The universe of self-taught artists is a vast one. The common thread tends to be objects that ignore or shrug off conventions and academic strictures. Abe Odedina at Los Angeles’s Diane Rosenstein (Booth S. 5) is a Nigerian-born, London-based artist who studied architecture before switching to a collage form of painting. One of his works, “Blow by Blow,” draws inspiration from Nkisi power figures, which had nails pounded into them for protection. Odedina’s assemblage includes all manner of hardware inside the outlines of a rough self-portrait. The South Carolina artist Will Thornton at Ricco Maresca (Booth D. 6) makes elegantly crafted paintings depicting odd shapes and figures, which turn out to be sculptures he’s crafted in fabric or clay.
Julian Kent, a recent discovery by Kerry Schuss (Booth O. 5.1), is a young New York artist who paints everyday scenes with Black people with thick, flat planes of pigment.
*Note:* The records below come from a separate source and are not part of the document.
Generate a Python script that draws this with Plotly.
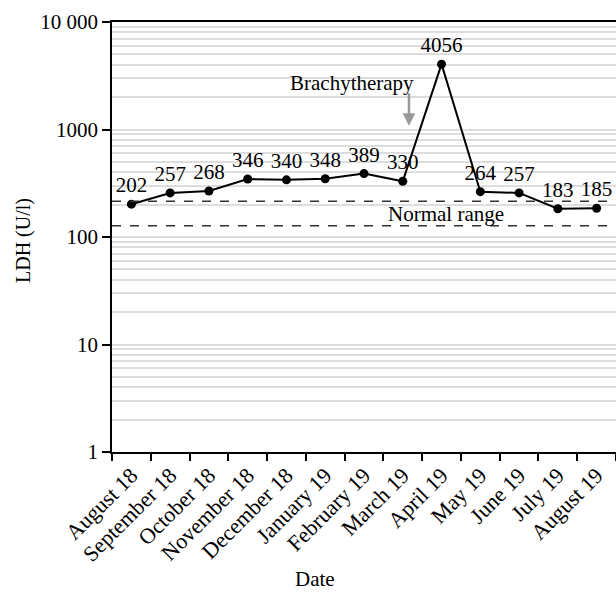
import math
import plotly.graph_objects as go

months = ["August 18", "September 18", "October 18", "November 18", "December 18",
          "January 19", "February 19", "March 19", "April 19", "May 19", "June 19",
          "July 19", "August 19"]
ldh = [202, 257, 268, 346, 340, 348, 389, 330, 4056, 264, 257, 183, 185]
normal_range = [127, 215]
major_ticks = [1, 10, 100, 1000, 10000]
major_text = ["1", "10", "100", "1000", "10 000"]
minor_ticks = [m * d for d in [1, 10, 100, 1000] for m in range(2, 10)]

FONT = "Liberation Serif"
FS = 21
fig = go.Figure()
fig.add_trace(go.Scatter(
    x=months, y=ldh, mode="lines+markers+text",
    text=[str(v) for v in ldh], textposition="top center",
    textfont=dict(family=FONT, size=FS, color="black"),
    line=dict(color="black", width=2),
    marker=dict(color="black", size=9),
    cliponaxis=False, showlegend=False))

for v in normal_range:
    fig.add_shape(type="line", xref="paper", x0=0, x1=1, yref="y", y0=v, y1=v,
                  line=dict(color="#333333", width=1.5, dash="dash"))

fig.add_annotation(x=8.11, y=(math.log10(normal_range[0]) + math.log10(normal_range[1])) / 2,
                   text="Normal range", showarrow=False,
                   font=dict(family=FONT, size=FS, color="black"))
fig.add_annotation(x=7.16, y=math.log10(1083), ax=0, ay=-34, text="",
                   showarrow=True, arrowhead=2, arrowsize=1, arrowwidth=2.5,
                   arrowcolor="#999999", standoff=0)
fig.add_annotation(x=5.68, y=math.log10(2722), text="Brachytherapy", showarrow=False,
                   font=dict(family=FONT, size=FS, color="black"))
fig.add_annotation(xref="paper", yref="paper", x=0.403, y=-0.296, text="Date",
                   xanchor="center", yanchor="middle",
                   showarrow=False, font=dict(family=FONT, size=FS, color="black"))
fig.add_annotation(xref="paper", yref="paper", x=-0.1766, y=0.493, text="LDH (U/l)",
                   xanchor="center", yanchor="middle",
                   textangle=-90, showarrow=False,
                   font=dict(family=FONT, size=FS - 1, color="black"))

fig.update_layout(
    width=616, height=592,
    margin=dict(l=112, r=0, t=22, b=140, autoexpand=False),
    plot_bgcolor="white", paper_bgcolor="white",
    font=dict(family=FONT, size=FS, color="black"),
    xaxis=dict(type="category", range=[-0.5, 12.5], tickson="boundaries",
               ticks="outside", ticklen=7, tickwidth=1.5, tickcolor="black",
               showline=True, linecolor="black", linewidth=1.5, mirror=True,
               showgrid=False, tickangle=-45, automargin=False,
               tickfont=dict(family=FONT, size=22)),
    yaxis=dict(type="log", range=[0, 4], tickvals=major_ticks, ticktext=major_text,
               ticks="outside", ticklen=8, tickwidth=1.5, tickcolor="black",
               showline=True, linecolor="black", linewidth=1.5, automargin=False,
               showgrid=True, gridcolor="#dddddd", gridwidth=1.5,
               tickfont=dict(family=FONT, size=FS),
               minor=dict(tickvals=minor_ticks, showgrid=True, gridcolor="#dddddd",
                          gridwidth=1.5, ticks=""),
               zeroline=False),
)
fig.write_html("out.html", config={"displayModeBar": False},
               post_script="document.body.style.margin='0';document.body.style.overflow='hidden';")
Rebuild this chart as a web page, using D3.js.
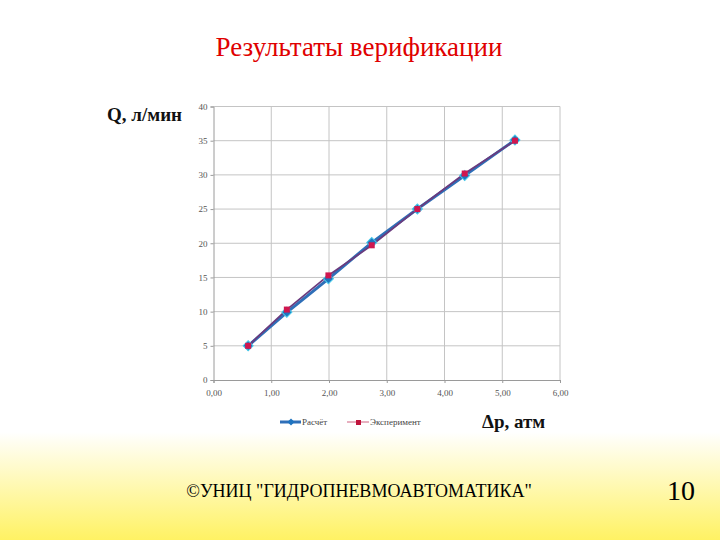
<!DOCTYPE html>
<html><head><meta charset="utf-8">
<script src="https://cdn.jsdelivr.net/npm/d3@7"></script>
<style>body{margin:0;}svg{display:block;} text{font-family:"Liberation Serif","DejaVu Serif",serif;}</style>
</head><body>
<script>
const xTicks = [0,1,2,3,4,5,6];
const yTicks = [0,5,10,15,20,25,30,35,40];
const dp = [0.60, 1.27, 1.99, 2.74, 3.53, 4.35, 5.22];
const calc = [5.0, 9.9, 14.8, 20.1, 25.0, 29.9, 35.1];
const expt = [5.0, 10.3, 15.3, 19.7, 25.0, 30.2, 35.0];
const seriesNames = ["Расчёт", "Эксперимент"];

const W=720,H=540;
const SERIF='"Liberation Serif","DejaVu Serif",serif';
const svg=d3.select("body").append("svg").attr("width",W).attr("height",H);
const defs=svg.append("defs");
const g=defs.append("linearGradient").attr("id","bg").attr("x1",0).attr("y1",0).attr("x2",0).attr("y2",1);
g.append("stop").attr("offset","0").attr("stop-color","#ffffff");
g.append("stop").attr("offset","0.8").attr("stop-color","#ffffff");
g.append("stop").attr("offset","1").attr("stop-color","#fff263");
svg.append("rect").attr("width",W).attr("height",H).attr("fill","url(#bg)");

svg.append("text").attr("x",359).attr("y",56).attr("text-anchor","middle")
  .style("font-family",SERIF).attr("font-size",27).attr("fill","#e00000")
  .text("Результаты верификации");

const x=d3.scaleLinear().domain([0,6]).range([213.5,560]);
const y=d3.scaleLinear().domain([0,40]).range([380,106.5]);

const grid=svg.append("g");
grid.selectAll("line.v").data(xTicks.slice(1)).join("line")
  .attr("x1",d=>x(d)).attr("x2",d=>x(d)).attr("y1",y(0)).attr("y2",y(40))
  .attr("stroke","#c4c4c4").attr("stroke-width",1);
grid.selectAll("line.h").data(yTicks.slice(1)).join("line")
  .attr("x1",x(0)).attr("x2",x(6)).attr("y1",d=>y(d)).attr("y2",d=>y(d))
  .attr("stroke","#c4c4c4").attr("stroke-width",1);

const fmt=d=>d3.format(".2f")(d).replace(".",",");
const xAxis=svg.append("g").attr("transform",`translate(0,${y(0)})`)
  .call(d3.axisBottom(x).tickValues(xTicks).tickFormat(fmt).tickSize(3));
const yAxis=svg.append("g").attr("transform",`translate(${x(0)},0)`)
  .call(d3.axisLeft(y).tickValues(yTicks).tickSize(3));
[xAxis,yAxis].forEach(a=>{
  a.attr("font-family",null);
  a.select(".domain").attr("stroke","#9a9a9a");
  a.selectAll(".tick line").attr("stroke","#9a9a9a");
  a.selectAll("text").style("font-family",SERIF).attr("font-size",9).attr("fill","#555");
});
xAxis.selectAll("text").attr("dy","1.1em");

const line=d3.line().x(d=>x(d[0])).y(d=>y(d[1]));
const calcPts=dp.map((d,i)=>[d,calc[i]]);
const expPts=dp.map((d,i)=>[d,expt[i]]);
svg.append("path").datum(calcPts).attr("d",line).attr("fill","none")
  .attr("stroke","#2f6fb8").attr("stroke-width",3);
svg.append("path").datum(expPts).attr("d",line).attr("fill","none")
  .attr("stroke","#6a3b7e").attr("stroke-width",1.8);
const sq=d3.symbol().type(d3.symbolSquare).size(50);
svg.selectAll("path.c").data(calcPts).join("path")
  .attr("transform",d=>`translate(${x(d[0])},${y(d[1])}) rotate(45)`)
  .attr("d",sq).attr("fill","#1e74c0").attr("stroke","#45c8e8").attr("stroke-width",1);
svg.selectAll("rect.e").data(expPts).join("rect")
  .attr("x",d=>x(d[0])-3).attr("y",d=>y(d[1])-3).attr("width",6).attr("height",6)
  .attr("fill","#d0174f");

// axis titles
svg.append("text").attr("x",107).attr("y",121).style("font-family",SERIF)
  .attr("font-weight","bold").attr("font-size",19).attr("fill","#111").text("Q, л/мин");
svg.append("text").attr("x",482).attr("y",428).style("font-family",SERIF)
  .attr("font-weight","bold").attr("font-size",19).attr("fill","#111").text("Δp, атм");

// legend
const lg=svg.append("g").style("font-family",SERIF).attr("font-size",9).attr("fill","#444");
lg.append("line").attr("x1",280).attr("x2",301).attr("y1",422).attr("y2",422).attr("stroke","#2f6fb8").attr("stroke-width",3);
lg.append("path").attr("transform","translate(291,422) rotate(45)").attr("d",d3.symbol().type(d3.symbolSquare).size(25)).attr("fill","#1e74c0");
lg.append("text").attr("x",302).attr("y",425).text(seriesNames[0]);
lg.append("line").attr("x1",347).attr("x2",369).attr("y1",422).attr("y2",422).attr("stroke","#d06080").attr("stroke-width",1);
lg.append("rect").attr("x",356).attr("y",420).attr("width",5).attr("height",5).attr("fill","#c0143c");
lg.append("text").attr("x",370).attr("y",425).text(seriesNames[1]);

// footer
svg.append("text").attr("x",359).attr("y",497).attr("text-anchor","middle")
  .style("font-family",SERIF).attr("font-size",18).attr("fill","#000")
  .text('©УНИЦ "ГИДРОПНЕВМОАВТОМАТИКА"');
svg.append("text").attr("x",681).attr("y",500).attr("text-anchor","middle")
  .style("font-family",SERIF).attr("font-size",28).attr("fill","#000").text("10");
</script>
</body></html>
Demonstrating how “self-taught” hardly implies unsophisticated, Kent reveals his inspirations: films by Mike Leigh and Edward Yang; Dostoyevsky and Toni Morrison; and Jacob Lawrence, Chaim Soutine and Alice Neel.
If you just really want a painting to go over the couch, you will find one here. But many works thoughtfully question what painting is today, its history and relevance. The Dutch artist Kinke Kooi’s “Mutual Friends” (2023) at the Portland, Oregon gallery Adams and Ollman (Booth Q. 5) is a triptych made with acrylic, gouache and colored pencil on paper that answers back to Hieronymus Bosch’s “The Garden of Earthly Delights” (1490-1500). Like Bosch, Kooi’s work includes strawberries and other earthly delights, but also feminist motifs, like a cartridge of birth control pills nestled in the vegetation. Tamara Gonzales’s tapestry-like grid of paintings at Klaus von Nichtssagend (Booth G. 5) conjure spirits of the Indigenous Americas alongside Kemar Keanu Wynter’s abstract canvases, whose titles have referred to delectable Caribbean dishes from his native Jamaica.
Finally, at the London and Basel gallery Vitrine (Booth A. 1), the Danish artist Cecilia Fiona’s painted marks spill out from the canvas onto a folding screen, and even costumes she has created for a performance on Saturday from 11 a.m. to 2 p.m. Here, the artist and a cohort will perform in the booth, wearing the hand-painted costumes and masks inspired by her recently deceased grandmother, who came to Fiona in a dream, as a bird. Call it painting, ritual or séance, there’s something poignant about this in an art fair in TriBeCa, where performance art used to be quotidian, rather than the exception.